## Your goal
Quote all entries exactly, leaving pictures aside.

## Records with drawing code
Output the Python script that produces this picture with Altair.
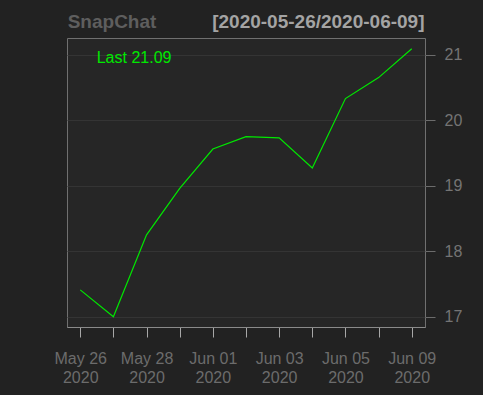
import json
import altair as alt
import pandas as pd

# ---- data ----
dates = ["2020-05-26", "2020-05-27", "2020-05-28", "2020-05-29", "2020-06-01",
         "2020-06-02", "2020-06-03", "2020-06-04", "2020-06-05", "2020-06-08",
         "2020-06-09"]
close = [17.41, 17.00, 18.25, 18.96, 19.56, 19.75, 19.73, 19.27, 20.33, 20.65, 21.09]
tick_labels = ["May 26|2020", "", "May 28|2020", "", "Jun 01|2020", "",
               "Jun 03|2020", "", "Jun 05|2020", "", "Jun 09|2020"]
y_ticks = [17, 18, 19, 20, 21]
series_name = "SnapChat"
range_label = "[2020-05-26/2020-06-09]"

df = pd.DataFrame({"idx": list(range(len(dates))), "date": dates, "close": close})

FONT = "Liberation Sans"
GREEN = "#00e800"
W, H = 358, 289

label_expr = "split(" + json.dumps(tick_labels) + "[datum.value], '|')"

line = alt.Chart(df).mark_line(color=GREEN, strokeWidth=1.2).encode(
    x=alt.X("idx:Q",
            scale=alt.Scale(domain=[-0.4, 10.4], nice=False, zero=False),
            axis=alt.Axis(values=list(range(len(dates))), labelExpr=label_expr,
                          title=None, grid=False, tickSize=10, tickColor="#a8a8a8",
                          domainColor="#8a8a8a", labelColor="#6c6c6c",
                          labelFontSize=16, labelFont=FONT, labelPadding=13,
                          labelLineHeight=19, labelBaseline="top",
                          labelFlush=False, labelOverlap=False)),
    y=alt.Y("close:Q",
            scale=alt.Scale(domain=[16.843, 21.255], nice=False, zero=False),
            axis=alt.Axis(orient="right", values=y_ticks, title=None,
                          grid=True, gridColor="#343434", gridWidth=1,
                          tickSize=10, tickColor="#6c6c6c", domain=False,
                          labelColor="#747474", labelFontSize=16, labelFont=FONT,
                          labelPadding=9)),
)

last_df = pd.DataFrame({"t": ["Last " + f"{close[-1]:.2f}"]})
last_txt = alt.Chart(last_df).mark_text(
    align="left", baseline="alphabetic", font=FONT, fontSize=16, color=GREEN
).encode(x=alt.value(29.7), y=alt.value(25.3), text="t:N")

t1 = alt.Chart(pd.DataFrame({"t": [series_name]})).mark_text(
    align="left", baseline="alphabetic", font=FONT, fontSize=19,
    fontWeight="bold", color="#5e5e5e"
).encode(x=alt.value(0.7), y=alt.value(-10.3), text="t:N")

t2 = alt.Chart(pd.DataFrame({"t": [range_label]})).mark_text(
    align="right", baseline="alphabetic", font=FONT, fontSize=19,
    fontWeight="bold", color="#a4a4a4"
).encode(x=alt.value(357.5), y=alt.value(-10.3), text="t:N")

chart = alt.layer(line, last_txt, t1, t2).properties(
    width=W, height=H,
    background="#222222",
    padding={"left": 67, "top": 38, "right": 58, "bottom": 68},
    autosize=alt.AutoSizeParams(type="none"),
).configure_view(fill="#262626", stroke="#707070", strokeWidth=1)

chart.save("out.html", embed_options={"renderer": "svg", "actions": False})
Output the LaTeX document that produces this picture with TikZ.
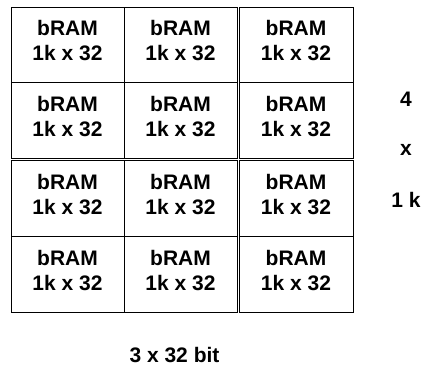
\documentclass[tikz,border=0pt]{standalone}
\usepackage{fontspec}
\setmainfont{Liberation Sans}
\usepackage{tikz}
\newcommand{\RAMTXT}{bRAM\\1k x 32}

\begin{document}
\begin{tikzpicture}[x=1pt,y=-1pt]
      \tikzstyle{every node}=[font=\bfseries\fontsize{21}{25}\selectfont,
			      inner sep=0pt]
      \tikzstyle{bram}=[draw,line width=1pt,align=center,
			      minimum width=113pt,minimum height=76pt,text depth=8pt]
      \useasboundingbox (0,0) rectangle (422,367);
      % first two rows
      \node (ram11) [bram,minimum height=75pt] at (67.5,44.5) {\RAMTXT};
      \node (ram12) [bram,minimum height=75pt] at (180.5,44.5) {\RAMTXT};
      \node (ram13) [bram,minimum height=75pt,minimum width=114pt] at (296,44.5) {\RAMTXT};
      \node (ram21) [bram] at (67.5,120) {\RAMTXT};
      \node (ram22) [bram] at (180.5,120) {\RAMTXT};
      \node (ram23) [bram,minimum width=114pt] at (296,120) {\RAMTXT};
      % last two rows
      \node (ram31) [bram] at (67.5,198) {\RAMTXT};
      \node (ram32) [bram] at (180.5,198) {\RAMTXT};
      \node (ram33) [bram,minimum width=114pt] at (296,198) {\RAMTXT};
      \node (ram41) [bram] at (67.5,274) {\RAMTXT};
      \node (ram42) [bram] at (180.5,274) {\RAMTXT};
      \node (ram43) [bram,minimum width=114pt] at (296,274) {\RAMTXT};
      % sizes
      \node (depth4) at (406,99) {4};
      \node (depthx) at (406,150) {x};
      \node (depth1k) at (406,200) {1 k};
      \node (width) at (174.5,355) {3 x 32 bit};
  \end{tikzpicture}
\end{document}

## Exercise answer
Output the Python script that produces this picture with Altair.
import json
import altair as alt
import pandas as pd

# ---- data ----
dates = ["2020-05-26", "2020-05-27", "2020-05-28", "2020-05-29", "2020-06-01",
         "2020-06-02", "2020-06-03", "2020-06-04", "2020-06-05", "2020-06-08",
         "2020-06-09"]
close = [17.41, 17.00, 18.25, 18.96, 19.56, 19.75, 19.73, 19.27, 20.33, 20.65, 21.09]
tick_labels = ["May 26|2020", "", "May 28|2020", "", "Jun 01|2020", "",
               "Jun 03|2020", "", "Jun 05|2020", "", "Jun 09|2020"]
y_ticks = [17, 18, 19, 20, 21]
series_name = "SnapChat"
range_label = "[2020-05-26/2020-06-09]"

df = pd.DataFrame({"idx": list(range(len(dates))), "date": dates, "close": close})

FONT = "Liberation Sans"
GREEN = "#00e800"
W, H = 358, 289

label_expr = "split(" + json.dumps(tick_labels) + "[datum.value], '|')"

line = alt.Chart(df).mark_line(color=GREEN, strokeWidth=1.2).encode(
    x=alt.X("idx:Q",
            scale=alt.Scale(domain=[-0.4, 10.4], nice=False, zero=False),
            axis=alt.Axis(values=list(range(len(dates))), labelExpr=label_expr,
                          title=None, grid=False, tickSize=10, tickColor="#a8a8a8",
                          domainColor="#8a8a8a", labelColor="#6c6c6c",
                          labelFontSize=16, labelFont=FONT, labelPadding=13,
                          labelLineHeight=19, labelBaseline="top",
                          labelFlush=False, labelOverlap=False)),
    y=alt.Y("close:Q",
            scale=alt.Scale(domain=[16.843, 21.255], nice=False, zero=False),
            axis=alt.Axis(orient="right", values=y_ticks, title=None,
                          grid=True, gridColor="#343434", gridWidth=1,
                          tickSize=10, tickColor="#6c6c6c", domain=False,
                          labelColor="#747474", labelFontSize=16, labelFont=FONT,
                          labelPadding=9)),
)

last_df = pd.DataFrame({"t": ["Last " + f"{close[-1]:.2f}"]})
last_txt = alt.Chart(last_df).mark_text(
    align="left", baseline="alphabetic", font=FONT, fontSize=16, color=GREEN
).encode(x=alt.value(29.7), y=alt.value(25.3), text="t:N")

t1 = alt.Chart(pd.DataFrame({"t": [series_name]})).mark_text(
    align="left", baseline="alphabetic", font=FONT, fontSize=19,
    fontWeight="bold", color="#5e5e5e"
).encode(x=alt.value(0.7), y=alt.value(-10.3), text="t:N")

t2 = alt.Chart(pd.DataFrame({"t": [range_label]})).mark_text(
    align="right", baseline="alphabetic", font=FONT, fontSize=19,
    fontWeight="bold", color="#a4a4a4"
).encode(x=alt.value(357.5), y=alt.value(-10.3), text="t:N")

chart = alt.layer(line, last_txt, t1, t2).properties(
    width=W, height=H,
    background="#222222",
    padding={"left": 67, "top": 38, "right": 58, "bottom": 68},
    autosize=alt.AutoSizeParams(type="none"),
).configure_view(fill="#262626", stroke="#707070", strokeWidth=1)

chart.save("out.html", embed_options={"renderer": "svg", "actions": False})
Output the LaTeX document that produces this picture with TikZ.
\documentclass[tikz,border=0pt]{standalone}
\usepackage{fontspec}
\setmainfont{Liberation Sans}
\usepackage{tikz}
\newcommand{\RAMTXT}{bRAM\\1k x 32}

\begin{document}
\begin{tikzpicture}[x=1pt,y=-1pt]
      \tikzstyle{every node}=[font=\bfseries\fontsize{21}{25}\selectfont,
			      inner sep=0pt]
      \tikzstyle{bram}=[draw,line width=1pt,align=center,
			      minimum width=113pt,minimum height=76pt,text depth=8pt]
      \useasboundingbox (0,0) rectangle (422,367);
      % first two rows
      \node (ram11) [bram,minimum height=75pt] at (67.5,44.5) {\RAMTXT};
      \node (ram12) [bram,minimum height=75pt] at (180.5,44.5) {\RAMTXT};
      \node (ram13) [bram,minimum height=75pt,minimum width=114pt] at (296,44.5) {\RAMTXT};
      \node (ram21) [bram] at (67.5,120) {\RAMTXT};
      \node (ram22) [bram] at (180.5,120) {\RAMTXT};
      \node (ram23) [bram,minimum width=114pt] at (296,120) {\RAMTXT};
      % last two rows
      \node (ram31) [bram] at (67.5,198) {\RAMTXT};
      \node (ram32) [bram] at (180.5,198) {\RAMTXT};
      \node (ram33) [bram,minimum width=114pt] at (296,198) {\RAMTXT};
      \node (ram41) [bram] at (67.5,274) {\RAMTXT};
      \node (ram42) [bram] at (180.5,274) {\RAMTXT};
      \node (ram43) [bram,minimum width=114pt] at (296,274) {\RAMTXT};
      % sizes
      \node (depth4) at (406,99) {4};
      \node (depthx) at (406,150) {x};
      \node (depth1k) at (406,200) {1 k};
      \node (width) at (174.5,355) {3 x 32 bit};
  \end{tikzpicture}
\end{document}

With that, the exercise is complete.